鶴見良行は国家への深い不信を抱き、国家を越えるビジョンに導かれていたのである。「サロン」での議論は空論に響いたが、必ずしもそうではなく、脱走兵援助の場合のように、そこから適切な具体的方針を導出することもできたのである。彼はまた巨大官僚組織に徹底的な不信を抱いていた。深夜「内閣」が終わると一同はスナックなどに移動して、不急不要の議論を重ねた。そんなある夜、米国の黒人労働者の闘いが話題になったとき、鶴見良行は急に、労働者が勝ったとすると、GMのような巨大組織はどうするのかねー、としきりに自問自答を始めた。巨大組織の官僚化は避けられない。だとすれば管理者が労働者になってもどこが違うのか。労働者がGMを乗っ取るなどという可能性が現実に存在していたわけではなかった。しかし彼の頭の中では、ある図式あるいは仮説が出現し渦巻いていたに違いない。それが彼を知的興奮に導くのである。現状を越えたところにどういう世界をイメージできるのか。具体的な細部に触発されてそれをイメージしようとするのはヴィジョナリーの質である。
鶴見良行が真似のできない勤勉さでディテイルを集め、生の現実を観察し、それらをすべてカード化し、細部を新しい図柄に組み立てなおす作業に本格的に没頭し始めたのは、おそらく「アジアの人」になってからであろう。
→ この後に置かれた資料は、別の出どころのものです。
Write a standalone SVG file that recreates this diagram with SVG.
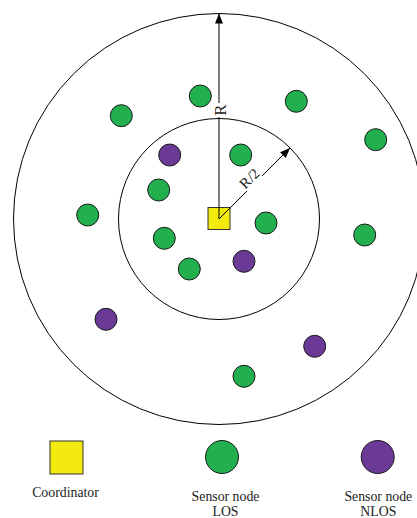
<svg xmlns="http://www.w3.org/2000/svg" width="417" height="518" viewBox="0 0 417 518">
<defs>
<marker id="ah" viewBox="0 0 10 8" refX="10" refY="4" markerWidth="10" markerHeight="8" markerUnits="userSpaceOnUse" orient="auto">
<path d="M0,0 L10,4 L0,8 z" fill="#000"/>
</marker>
<style>
.ring{fill:none;stroke:#000;stroke-width:1}
.los{fill:#22b04f;stroke:#1a1a1a;stroke-width:1}
.nlos{fill:#6b3a97;stroke:#1a1a1a;stroke-width:1}
.coord{fill:#f3ea0f;stroke:#333;stroke-width:1}
.conn{stroke:#000;stroke-width:1;fill:none}
.lbl{font-family:"Liberation Serif","Times New Roman",serif;fill:#222}
</style>
</defs>
<rect width="417" height="518" fill="#fff"/>
<g id="rings">
<circle class="ring" cx="219" cy="219" r="205.5"/>
<circle class="ring" cx="219" cy="219" r="100.5"/>
</g>
<g id="coordinator">
<rect class="coord" x="208" y="207.5" width="22" height="22"/>
</g>
<g id="connectors">
<line class="conn" x1="219" y1="219" x2="219" y2="117"/>
<line class="conn" x1="219" y1="103" x2="219" y2="13.5" marker-end="url(#ah)"/>
<line class="conn" x1="219" y1="219" x2="247" y2="191"/>
<line class="conn" x1="262" y1="176" x2="290" y2="148" marker-end="url(#ah)"/>
</g>
<g id="labels">
<text class="lbl" x="0" y="0" font-size="17" text-anchor="middle" transform="translate(225.5,110) rotate(-90)">R</text>
<text class="lbl" x="0" y="0" font-size="15" text-anchor="middle" transform="translate(253,182) rotate(-45)">R/2</text>
</g>
<g id="sensors-los">
<circle class="los" cx="121.3" cy="115.7" r="11"/>
<circle class="los" cx="200.3" cy="96" r="11"/>
<circle class="los" cx="296.3" cy="101.3" r="11"/>
<circle class="los" cx="375.7" cy="139.7" r="11"/>
<circle class="los" cx="240.7" cy="155" r="11"/>
<circle class="los" cx="158.7" cy="190" r="11"/>
<circle class="los" cx="87.7" cy="215" r="11"/>
<circle class="los" cx="266" cy="223" r="11"/>
<circle class="los" cx="364.7" cy="235" r="11"/>
<circle class="los" cx="164.3" cy="238.3" r="11"/>
<circle class="los" cx="189.3" cy="269" r="11"/>
<circle class="los" cx="244" cy="376.3" r="11"/>
</g>
<g id="sensors-nlos">
<circle class="nlos" cx="169.7" cy="155" r="11"/>
<circle class="nlos" cx="244" cy="261.3" r="11"/>
<circle class="nlos" cx="106" cy="319.3" r="11"/>
<circle class="nlos" cx="314.7" cy="346.3" r="11"/>
</g>
<g id="legend-coordinator">
<rect class="coord" x="50" y="441" width="33" height="33"/>
<text class="lbl" x="65.5" y="497" font-size="13.8" text-anchor="middle">Coordinator</text>
</g>
<g id="legend-los">
<circle class="los" cx="222" cy="457" r="16.5"/>
<text class="lbl" x="225.5" y="501" font-size="13.8" text-anchor="middle">Sensor node</text>
<text class="lbl" x="225.5" y="515.5" font-size="13.8" text-anchor="middle">LOS</text>
</g>
<g id="legend-nlos">
<circle class="nlos" cx="377.7" cy="457" r="16.5"/>
<text class="lbl" x="378.3" y="501" font-size="13.8" text-anchor="middle">Sensor node</text>
<text class="lbl" x="378.3" y="515.5" font-size="13.8" text-anchor="middle">NLOS</text>
</g>
</svg>
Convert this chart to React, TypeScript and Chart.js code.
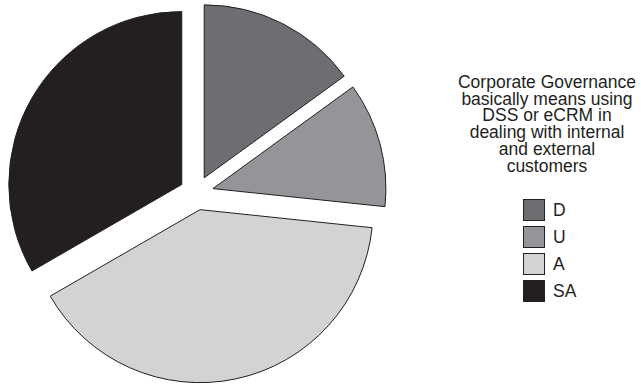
import React, { useEffect, useRef } from "react";
import { Chart, registerables } from "chart.js";

Chart.register(...registerables);

const categories = ["D", "U", "A", "SA"];
const values = [45, 35, 120, 100];
const colors = ["#6d6e71", "#939598", "#d1d3d4", "#231f20"];
const titleLines = [
  "Corporate Governance",
  "basically means using",
  "DSS or eCRM in",
  "dealing with internal",
  "and external",
  "customers",
];

const EXPLODE = 17;
const FONT = '"Liberation Sans", Arial, Helvetica, sans-serif';

const explodePlugin = {
  id: "explodeSlices",
  beforeDatasetDraw(chart: any, args: any) {
    const ctx = chart.ctx;
    args.meta.data.forEach((arc: any) => {
      const mid = (arc.startAngle + arc.endAngle) / 2;
      ctx.save();
      ctx.translate(Math.cos(mid) * EXPLODE, Math.sin(mid) * EXPLODE);
      arc.draw(ctx, chart.chartArea);
      ctx.restore();
    });
    return false;
  },
};

export default function App() {
  const canvasRef = useRef<HTMLCanvasElement | null>(null);

  useEffect(() => {
    if (!canvasRef.current) return;
    const chart = new Chart(canvasRef.current, {
      type: "pie",
      data: {
        labels: categories,
        datasets: [
          {
            data: values,
            backgroundColor: colors,
            borderColor: "#231f20",
            borderWidth: 1,
          },
        ],
      },
      options: {
        responsive: false,
        animation: false,
        events: [],
        radius: 173,
        layout: { padding: 0 },
        plugins: {
          legend: { display: false },
          tooltip: { enabled: false },
          title: { display: false },
        },
      } as any,
      plugins: [explodePlugin as any],
    });
    return () => chart.destroy();
  }, []);

  return (
    <div
      style={{
        position: "absolute",
        left: 0,
        top: 0,
        width: 641,
        height: 387,
        background: "#fff",
        fontFamily: FONT,
        color: "#231f20",
        overflow: "hidden",
      }}
    >
      <canvas
        ref={canvasRef}
        width={393}
        height={386}
        style={{ position: "absolute", left: 0, top: 0 }}
      />
      <div
        style={{
          position: "absolute",
          left: 447,
          top: 74,
          width: 200,
          textAlign: "center",
          fontSize: 17.5,
          lineHeight: "16.7px",
        }}
      >
        {titleLines.map((t, i) => (
          <div key={i} style={{ whiteSpace: "nowrap" }}>
            {t}
          </div>
        ))}
      </div>
      {categories.map((c, i) => (
        <div
          key={c}
          style={{
            position: "absolute",
            left: 523,
            top: 199 + i * 27,
            height: 22,
            display: "flex",
            alignItems: "center",
            fontSize: 17.5,
            lineHeight: "22px",
          }}
        >
          <div
            style={{
              width: 22,
              height: 22,
              boxSizing: "border-box",
              background: colors[i],
              border: "1px solid #231f20",
              marginRight: 8,
            }}
          />
          <span>{c}</span>
        </div>
      ))}
    </div>
  );
}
花崎皋平は、鶴見は「玩物喪志」ではなくて、「玩物養志」 の人だったと言う(「追悼・鶴見良行」『みすず』四〇七号)。「珍奇なものを愛玩して大切な志を失うこと」が玩物喪志だとすれば、鶴見は「バナナやエビやヤシや漁具にこだわることをつうじて、歴史と世界のこれまでとはちがった見方への志を養い、新しい学問の道をつけ」た、「物に密着しつつ、志を養った」 のだと言う。それに同意しつつ、鶴見は仮説の人だったということをつけ加えたい。鶴見の中で「物」と「志」をつなげていたのは積んでは崩しまた積むという仮説生産のプロセスだったのではないか。事実鶴見アジア学は、定説を覆す多くの発見的仮説に支えられている。旺盛な好奇心に駆動される仮説生産のプロセスは鶴見の情熱を組織する。新しい仮説によって世界はまるごと鶴見の頭脳の中で再構成され、次に凝りに凝った文体によって文章として展開され、完結する。認識の過程は誰でも多かれ少なかれこのようなものであるかもしれないが、鶴見の場合この完結性が、ときとして対話の成立を困難にするほど見事に仕上がっていたという印象がある。七〇年代初
め、私は鶴見良行、北沢洋子、加地永都子などとアジア太平洋資料センター(PARC) を立ち上げ、鶴見のアジア期の初期、一緒に仕事をすることになった。その頃の忘れられない情景がある。鶴見と北沢が、並んで座り、何かのテーマで、元気よく議論しながら、お互いに、そうそうその通り、と意気投合しているのである。しかしよく聞いてみると、議論はまったくかみ合っていない。それぞれが、正面を向いて、まったく違う自説を述べ合っているのだ。二つの平行したモノローグが展開され、互いに誤解しあって、意気投合しているのである。驚いた。
べ平連「内閣」というサロンは、複数のモノローグをダイアローグ、そして討論に変換していく場であった。そのようなムダな場を備えた社会運動はその後あまりなくなったようである。